> [Dataset]:
....................
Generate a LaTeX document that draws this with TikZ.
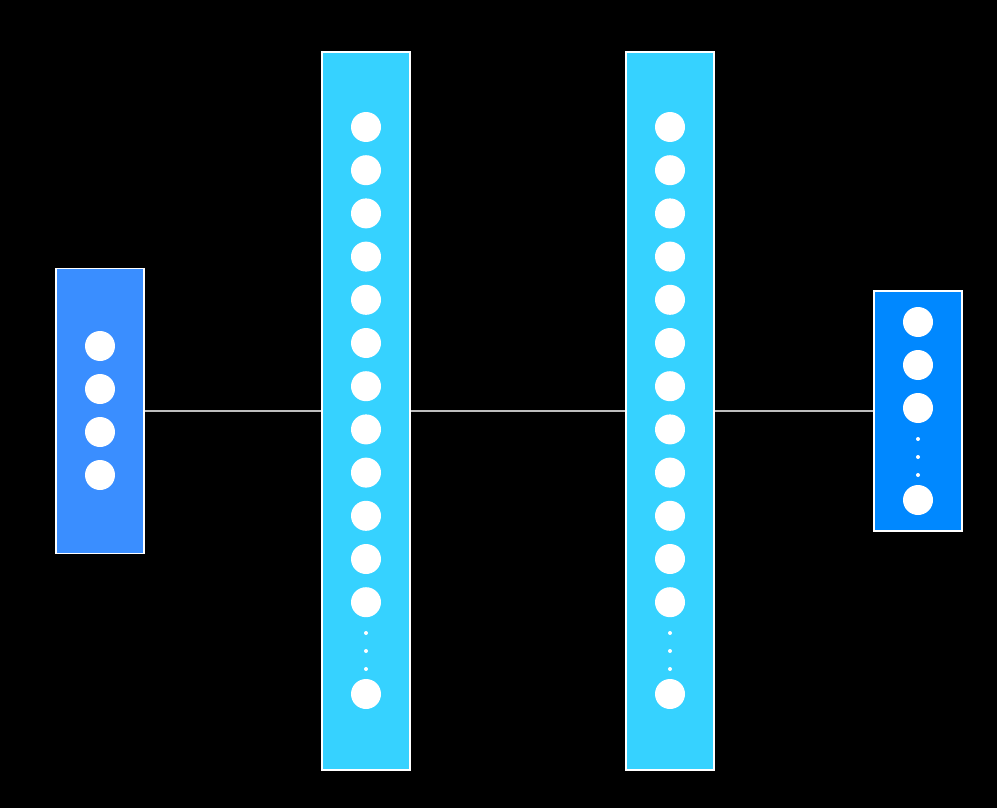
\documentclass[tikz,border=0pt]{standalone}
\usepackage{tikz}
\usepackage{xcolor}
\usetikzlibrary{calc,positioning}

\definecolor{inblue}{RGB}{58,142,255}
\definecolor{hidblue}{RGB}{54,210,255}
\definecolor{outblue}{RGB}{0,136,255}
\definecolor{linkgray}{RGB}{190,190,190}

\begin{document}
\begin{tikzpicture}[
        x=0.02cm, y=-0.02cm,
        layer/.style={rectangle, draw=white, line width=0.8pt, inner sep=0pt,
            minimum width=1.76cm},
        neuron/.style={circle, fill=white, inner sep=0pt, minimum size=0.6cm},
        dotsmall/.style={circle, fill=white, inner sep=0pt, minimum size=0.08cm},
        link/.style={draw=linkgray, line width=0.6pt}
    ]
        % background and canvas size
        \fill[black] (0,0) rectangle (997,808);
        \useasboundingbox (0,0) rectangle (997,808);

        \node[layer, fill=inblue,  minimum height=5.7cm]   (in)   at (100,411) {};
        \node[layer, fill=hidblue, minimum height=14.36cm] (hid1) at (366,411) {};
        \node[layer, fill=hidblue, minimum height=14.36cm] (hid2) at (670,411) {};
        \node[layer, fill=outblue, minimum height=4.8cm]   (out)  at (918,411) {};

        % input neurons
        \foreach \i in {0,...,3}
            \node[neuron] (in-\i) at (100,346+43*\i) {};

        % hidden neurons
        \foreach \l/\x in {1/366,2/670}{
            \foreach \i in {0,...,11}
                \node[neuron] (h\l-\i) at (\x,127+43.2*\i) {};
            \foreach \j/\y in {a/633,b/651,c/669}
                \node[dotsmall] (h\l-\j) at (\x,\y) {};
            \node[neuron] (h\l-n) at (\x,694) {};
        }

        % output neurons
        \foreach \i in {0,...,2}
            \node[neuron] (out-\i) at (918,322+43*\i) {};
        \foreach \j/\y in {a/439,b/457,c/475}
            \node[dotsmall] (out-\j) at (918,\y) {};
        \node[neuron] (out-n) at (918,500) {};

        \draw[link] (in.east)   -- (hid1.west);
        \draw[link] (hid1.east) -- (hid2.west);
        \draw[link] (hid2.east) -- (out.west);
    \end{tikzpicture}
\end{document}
....................
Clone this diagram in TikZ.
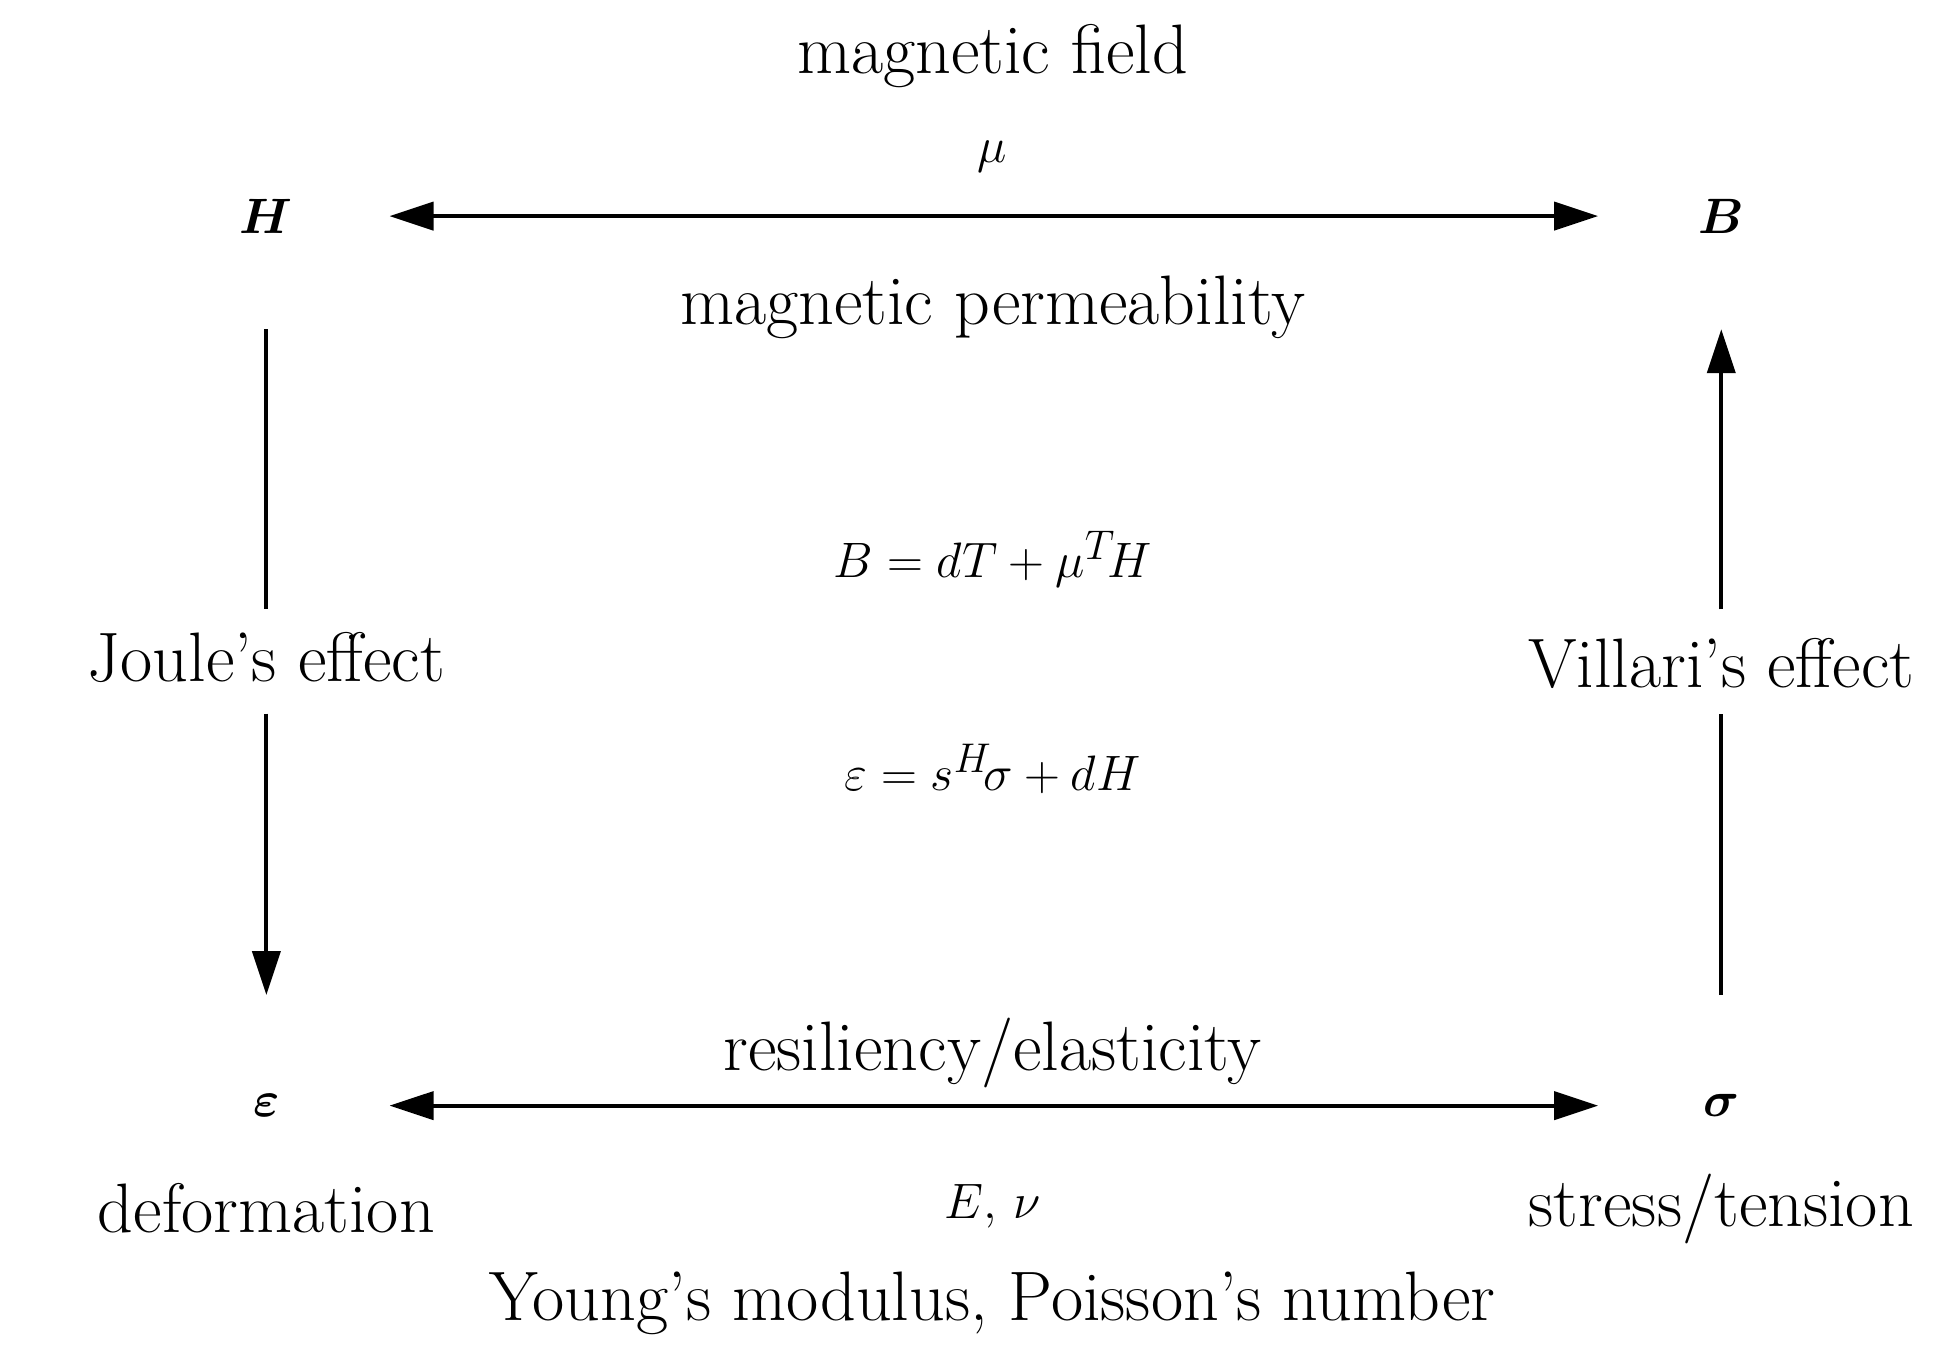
....................
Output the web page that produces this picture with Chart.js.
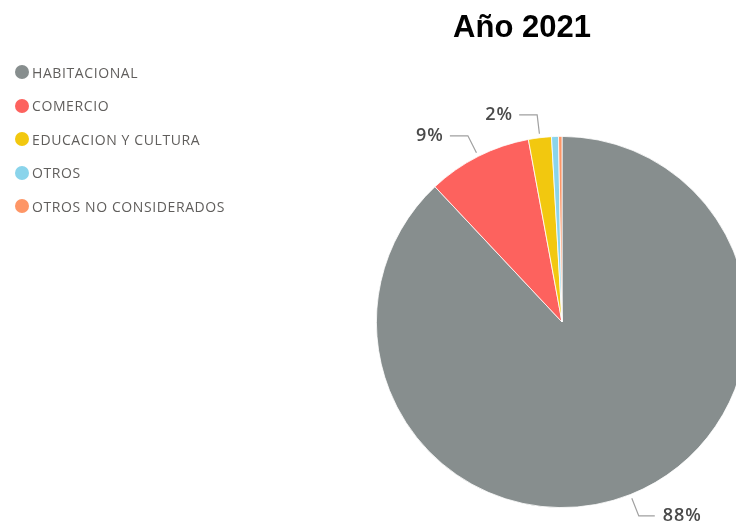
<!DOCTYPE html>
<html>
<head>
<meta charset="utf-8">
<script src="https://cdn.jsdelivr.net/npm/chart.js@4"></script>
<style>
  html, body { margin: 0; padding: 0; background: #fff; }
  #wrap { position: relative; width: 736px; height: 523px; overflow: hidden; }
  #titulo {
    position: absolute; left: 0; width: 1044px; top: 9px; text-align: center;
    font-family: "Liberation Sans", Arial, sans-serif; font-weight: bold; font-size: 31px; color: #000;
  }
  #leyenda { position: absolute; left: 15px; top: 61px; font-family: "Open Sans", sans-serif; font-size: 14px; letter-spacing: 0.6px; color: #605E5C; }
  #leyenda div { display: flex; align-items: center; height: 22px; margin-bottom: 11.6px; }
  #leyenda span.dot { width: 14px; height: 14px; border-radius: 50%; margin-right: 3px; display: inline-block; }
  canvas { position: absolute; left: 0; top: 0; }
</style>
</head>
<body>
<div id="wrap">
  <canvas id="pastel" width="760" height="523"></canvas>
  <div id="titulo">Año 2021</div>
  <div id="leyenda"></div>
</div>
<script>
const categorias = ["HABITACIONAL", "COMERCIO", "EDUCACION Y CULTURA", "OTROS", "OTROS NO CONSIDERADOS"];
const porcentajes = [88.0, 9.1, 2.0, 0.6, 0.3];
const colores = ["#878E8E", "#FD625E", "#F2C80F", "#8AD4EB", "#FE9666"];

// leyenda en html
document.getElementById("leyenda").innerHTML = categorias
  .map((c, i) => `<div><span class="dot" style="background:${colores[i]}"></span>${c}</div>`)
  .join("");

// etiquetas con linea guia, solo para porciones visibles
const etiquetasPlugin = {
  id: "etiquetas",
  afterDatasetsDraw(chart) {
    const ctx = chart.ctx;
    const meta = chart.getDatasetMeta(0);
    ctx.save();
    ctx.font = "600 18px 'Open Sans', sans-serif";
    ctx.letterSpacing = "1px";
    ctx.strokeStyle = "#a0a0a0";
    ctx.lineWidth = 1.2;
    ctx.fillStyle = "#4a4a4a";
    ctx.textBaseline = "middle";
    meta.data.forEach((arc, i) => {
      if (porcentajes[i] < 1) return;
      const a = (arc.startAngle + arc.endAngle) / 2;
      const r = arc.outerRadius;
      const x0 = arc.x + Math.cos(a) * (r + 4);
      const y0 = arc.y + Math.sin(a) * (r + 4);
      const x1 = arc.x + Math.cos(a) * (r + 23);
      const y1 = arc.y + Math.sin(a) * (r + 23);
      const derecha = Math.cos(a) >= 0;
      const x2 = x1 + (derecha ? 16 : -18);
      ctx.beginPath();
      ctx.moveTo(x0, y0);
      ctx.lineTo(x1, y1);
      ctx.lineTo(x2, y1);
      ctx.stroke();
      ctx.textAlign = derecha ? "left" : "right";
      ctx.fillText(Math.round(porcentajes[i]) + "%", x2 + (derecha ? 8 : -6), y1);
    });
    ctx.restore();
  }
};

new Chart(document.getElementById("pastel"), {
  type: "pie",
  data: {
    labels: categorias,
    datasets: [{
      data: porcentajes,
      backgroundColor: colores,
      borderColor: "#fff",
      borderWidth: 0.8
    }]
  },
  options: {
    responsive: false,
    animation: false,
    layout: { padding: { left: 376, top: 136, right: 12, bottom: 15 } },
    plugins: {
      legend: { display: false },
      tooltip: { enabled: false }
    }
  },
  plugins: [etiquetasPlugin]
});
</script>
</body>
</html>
....................
> [What to produce]:
From the records above, copy every line that holds the word "this".

> [Output]:
Generate a LaTeX document that draws this with TikZ.
Clone this diagram in TikZ.
Output the web page that produces this picture with Chart.js.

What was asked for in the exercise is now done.